══ Given information

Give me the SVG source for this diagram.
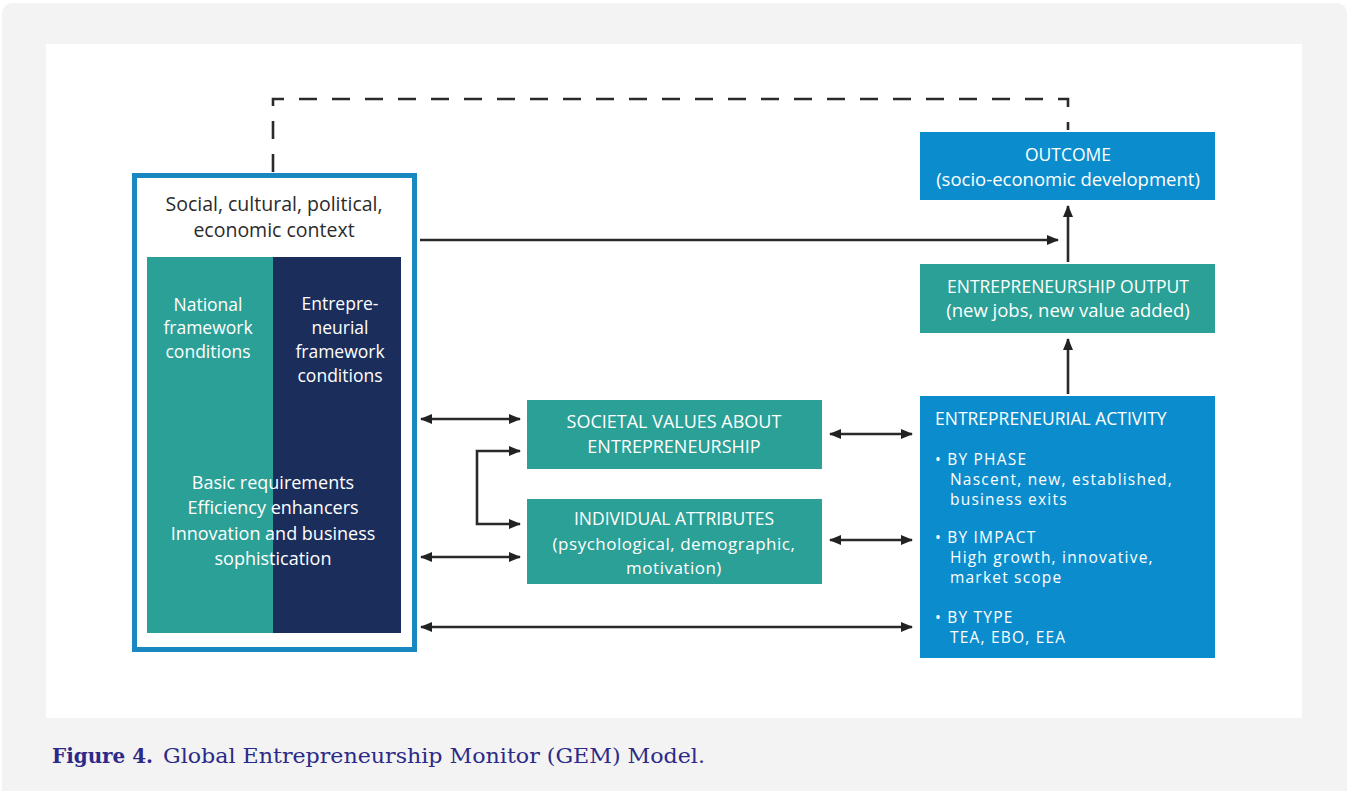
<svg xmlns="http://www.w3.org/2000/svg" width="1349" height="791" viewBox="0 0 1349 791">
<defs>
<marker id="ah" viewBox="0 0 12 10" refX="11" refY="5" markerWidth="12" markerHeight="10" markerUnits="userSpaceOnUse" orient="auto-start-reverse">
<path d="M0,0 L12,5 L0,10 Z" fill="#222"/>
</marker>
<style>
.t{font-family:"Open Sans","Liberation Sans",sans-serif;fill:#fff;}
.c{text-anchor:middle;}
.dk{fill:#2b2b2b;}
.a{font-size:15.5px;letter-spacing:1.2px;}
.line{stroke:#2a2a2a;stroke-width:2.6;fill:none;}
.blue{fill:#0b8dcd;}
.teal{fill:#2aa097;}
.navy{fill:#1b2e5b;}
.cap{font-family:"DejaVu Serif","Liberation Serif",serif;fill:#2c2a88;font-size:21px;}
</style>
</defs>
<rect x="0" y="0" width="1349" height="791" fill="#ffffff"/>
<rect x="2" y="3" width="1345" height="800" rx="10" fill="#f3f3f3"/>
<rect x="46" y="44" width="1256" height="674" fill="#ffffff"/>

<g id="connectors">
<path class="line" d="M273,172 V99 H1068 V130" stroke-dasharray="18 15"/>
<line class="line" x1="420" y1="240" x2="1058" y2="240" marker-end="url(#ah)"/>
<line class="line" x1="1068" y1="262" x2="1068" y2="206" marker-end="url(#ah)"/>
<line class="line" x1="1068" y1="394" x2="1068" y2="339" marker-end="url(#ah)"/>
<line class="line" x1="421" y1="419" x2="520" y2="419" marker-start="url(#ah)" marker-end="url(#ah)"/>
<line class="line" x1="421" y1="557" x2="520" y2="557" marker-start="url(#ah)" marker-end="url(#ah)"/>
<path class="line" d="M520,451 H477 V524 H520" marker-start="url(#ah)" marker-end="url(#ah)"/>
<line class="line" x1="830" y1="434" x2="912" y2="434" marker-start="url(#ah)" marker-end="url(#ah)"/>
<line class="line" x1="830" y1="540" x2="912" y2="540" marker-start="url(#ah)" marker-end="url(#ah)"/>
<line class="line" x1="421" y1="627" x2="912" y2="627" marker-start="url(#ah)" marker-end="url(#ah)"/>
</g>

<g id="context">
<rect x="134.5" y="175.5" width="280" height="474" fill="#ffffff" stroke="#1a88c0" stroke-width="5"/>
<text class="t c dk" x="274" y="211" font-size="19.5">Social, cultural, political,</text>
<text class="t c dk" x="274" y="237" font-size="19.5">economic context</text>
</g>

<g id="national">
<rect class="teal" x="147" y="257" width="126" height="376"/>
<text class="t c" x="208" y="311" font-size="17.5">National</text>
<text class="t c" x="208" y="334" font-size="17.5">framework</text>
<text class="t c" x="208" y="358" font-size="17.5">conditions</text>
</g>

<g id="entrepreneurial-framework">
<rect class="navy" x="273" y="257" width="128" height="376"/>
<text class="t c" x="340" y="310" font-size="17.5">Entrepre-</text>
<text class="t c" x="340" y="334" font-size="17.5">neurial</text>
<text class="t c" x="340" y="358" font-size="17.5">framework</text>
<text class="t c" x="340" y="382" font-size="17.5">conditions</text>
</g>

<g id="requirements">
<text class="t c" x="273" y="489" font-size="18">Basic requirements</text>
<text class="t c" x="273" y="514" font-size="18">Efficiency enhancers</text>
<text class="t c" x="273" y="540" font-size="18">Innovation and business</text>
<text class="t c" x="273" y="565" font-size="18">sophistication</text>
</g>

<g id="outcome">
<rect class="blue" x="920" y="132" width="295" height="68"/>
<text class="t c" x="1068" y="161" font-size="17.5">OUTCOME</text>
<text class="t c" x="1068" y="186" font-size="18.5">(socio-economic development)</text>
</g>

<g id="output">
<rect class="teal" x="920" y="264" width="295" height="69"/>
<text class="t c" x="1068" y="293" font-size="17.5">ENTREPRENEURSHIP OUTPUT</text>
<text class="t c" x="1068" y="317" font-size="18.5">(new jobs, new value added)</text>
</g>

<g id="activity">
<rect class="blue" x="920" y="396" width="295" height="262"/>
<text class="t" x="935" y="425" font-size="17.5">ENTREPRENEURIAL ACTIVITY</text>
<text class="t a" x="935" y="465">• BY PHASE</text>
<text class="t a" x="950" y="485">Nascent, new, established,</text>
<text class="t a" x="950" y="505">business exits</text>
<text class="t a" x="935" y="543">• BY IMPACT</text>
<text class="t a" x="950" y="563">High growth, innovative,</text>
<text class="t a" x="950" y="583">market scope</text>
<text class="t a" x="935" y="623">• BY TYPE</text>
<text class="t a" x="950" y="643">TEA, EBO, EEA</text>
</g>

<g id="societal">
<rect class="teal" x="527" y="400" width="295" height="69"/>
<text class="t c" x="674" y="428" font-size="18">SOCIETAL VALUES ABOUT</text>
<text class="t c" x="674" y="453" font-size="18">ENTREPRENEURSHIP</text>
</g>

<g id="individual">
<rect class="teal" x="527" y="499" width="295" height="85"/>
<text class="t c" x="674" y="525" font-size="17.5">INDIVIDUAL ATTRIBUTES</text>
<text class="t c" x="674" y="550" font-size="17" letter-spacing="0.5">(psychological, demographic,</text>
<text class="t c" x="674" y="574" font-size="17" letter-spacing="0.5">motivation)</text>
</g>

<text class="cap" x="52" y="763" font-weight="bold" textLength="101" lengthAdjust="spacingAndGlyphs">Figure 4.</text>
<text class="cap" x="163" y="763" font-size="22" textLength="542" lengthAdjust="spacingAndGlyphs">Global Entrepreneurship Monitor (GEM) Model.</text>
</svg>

════

* **What you will do**: Your task is to reproduce all of the material exactly. The pictures stay out.

* **Answer in full**:
Give me the SVG source for this diagram.
<svg xmlns="http://www.w3.org/2000/svg" width="1349" height="791" viewBox="0 0 1349 791">
<defs>
<marker id="ah" viewBox="0 0 12 10" refX="11" refY="5" markerWidth="12" markerHeight="10" markerUnits="userSpaceOnUse" orient="auto-start-reverse">
<path d="M0,0 L12,5 L0,10 Z" fill="#222"/>
</marker>
<style>
.t{font-family:"Open Sans","Liberation Sans",sans-serif;fill:#fff;}
.c{text-anchor:middle;}
.dk{fill:#2b2b2b;}
.a{font-size:15.5px;letter-spacing:1.2px;}
.line{stroke:#2a2a2a;stroke-width:2.6;fill:none;}
.blue{fill:#0b8dcd;}
.teal{fill:#2aa097;}
.navy{fill:#1b2e5b;}
.cap{font-family:"DejaVu Serif","Liberation Serif",serif;fill:#2c2a88;font-size:21px;}
</style>
</defs>
<rect x="0" y="0" width="1349" height="791" fill="#ffffff"/>
<rect x="2" y="3" width="1345" height="800" rx="10" fill="#f3f3f3"/>
<rect x="46" y="44" width="1256" height="674" fill="#ffffff"/>

<g id="connectors">
<path class="line" d="M273,172 V99 H1068 V130" stroke-dasharray="18 15"/>
<line class="line" x1="420" y1="240" x2="1058" y2="240" marker-end="url(#ah)"/>
<line class="line" x1="1068" y1="262" x2="1068" y2="206" marker-end="url(#ah)"/>
<line class="line" x1="1068" y1="394" x2="1068" y2="339" marker-end="url(#ah)"/>
<line class="line" x1="421" y1="419" x2="520" y2="419" marker-start="url(#ah)" marker-end="url(#ah)"/>
<line class="line" x1="421" y1="557" x2="520" y2="557" marker-start="url(#ah)" marker-end="url(#ah)"/>
<path class="line" d="M520,451 H477 V524 H520" marker-start="url(#ah)" marker-end="url(#ah)"/>
<line class="line" x1="830" y1="434" x2="912" y2="434" marker-start="url(#ah)" marker-end="url(#ah)"/>
<line class="line" x1="830" y1="540" x2="912" y2="540" marker-start="url(#ah)" marker-end="url(#ah)"/>
<line class="line" x1="421" y1="627" x2="912" y2="627" marker-start="url(#ah)" marker-end="url(#ah)"/>
</g>

<g id="context">
<rect x="134.5" y="175.5" width="280" height="474" fill="#ffffff" stroke="#1a88c0" stroke-width="5"/>
<text class="t c dk" x="274" y="211" font-size="19.5">Social, cultural, political,</text>
<text class="t c dk" x="274" y="237" font-size="19.5">economic context</text>
</g>

<g id="national">
<rect class="teal" x="147" y="257" width="126" height="376"/>
<text class="t c" x="208" y="311" font-size="17.5">National</text>
<text class="t c" x="208" y="334" font-size="17.5">framework</text>
<text class="t c" x="208" y="358" font-size="17.5">conditions</text>
</g>

<g id="entrepreneurial-framework">
<rect class="navy" x="273" y="257" width="128" height="376"/>
<text class="t c" x="340" y="310" font-size="17.5">Entrepre-</text>
<text class="t c" x="340" y="334" font-size="17.5">neurial</text>
<text class="t c" x="340" y="358" font-size="17.5">framework</text>
<text class="t c" x="340" y="382" font-size="17.5">conditions</text>
</g>

<g id="requirements">
<text class="t c" x="273" y="489" font-size="18">Basic requirements</text>
<text class="t c" x="273" y="514" font-size="18">Efficiency enhancers</text>
<text class="t c" x="273" y="540" font-size="18">Innovation and business</text>
<text class="t c" x="273" y="565" font-size="18">sophistication</text>
</g>

<g id="outcome">
<rect class="blue" x="920" y="132" width="295" height="68"/>
<text class="t c" x="1068" y="161" font-size="17.5">OUTCOME</text>
<text class="t c" x="1068" y="186" font-size="18.5">(socio-economic development)</text>
</g>

<g id="output">
<rect class="teal" x="920" y="264" width="295" height="69"/>
<text class="t c" x="1068" y="293" font-size="17.5">ENTREPRENEURSHIP OUTPUT</text>
<text class="t c" x="1068" y="317" font-size="18.5">(new jobs, new value added)</text>
</g>

<g id="activity">
<rect class="blue" x="920" y="396" width="295" height="262"/>
<text class="t" x="935" y="425" font-size="17.5">ENTREPRENEURIAL ACTIVITY</text>
<text class="t a" x="935" y="465">• BY PHASE</text>
<text class="t a" x="950" y="485">Nascent, new, established,</text>
<text class="t a" x="950" y="505">business exits</text>
<text class="t a" x="935" y="543">• BY IMPACT</text>
<text class="t a" x="950" y="563">High growth, innovative,</text>
<text class="t a" x="950" y="583">market scope</text>
<text class="t a" x="935" y="623">• BY TYPE</text>
<text class="t a" x="950" y="643">TEA, EBO, EEA</text>
</g>

<g id="societal">
<rect class="teal" x="527" y="400" width="295" height="69"/>
<text class="t c" x="674" y="428" font-size="18">SOCIETAL VALUES ABOUT</text>
<text class="t c" x="674" y="453" font-size="18">ENTREPRENEURSHIP</text>
</g>

<g id="individual">
<rect class="teal" x="527" y="499" width="295" height="85"/>
<text class="t c" x="674" y="525" font-size="17.5">INDIVIDUAL ATTRIBUTES</text>
<text class="t c" x="674" y="550" font-size="17" letter-spacing="0.5">(psychological, demographic,</text>
<text class="t c" x="674" y="574" font-size="17" letter-spacing="0.5">motivation)</text>
</g>

<text class="cap" x="52" y="763" font-weight="bold" textLength="101" lengthAdjust="spacingAndGlyphs">Figure 4.</text>
<text class="cap" x="163" y="763" font-size="22" textLength="542" lengthAdjust="spacingAndGlyphs">Global Entrepreneurship Monitor (GEM) Model.</text>
</svg>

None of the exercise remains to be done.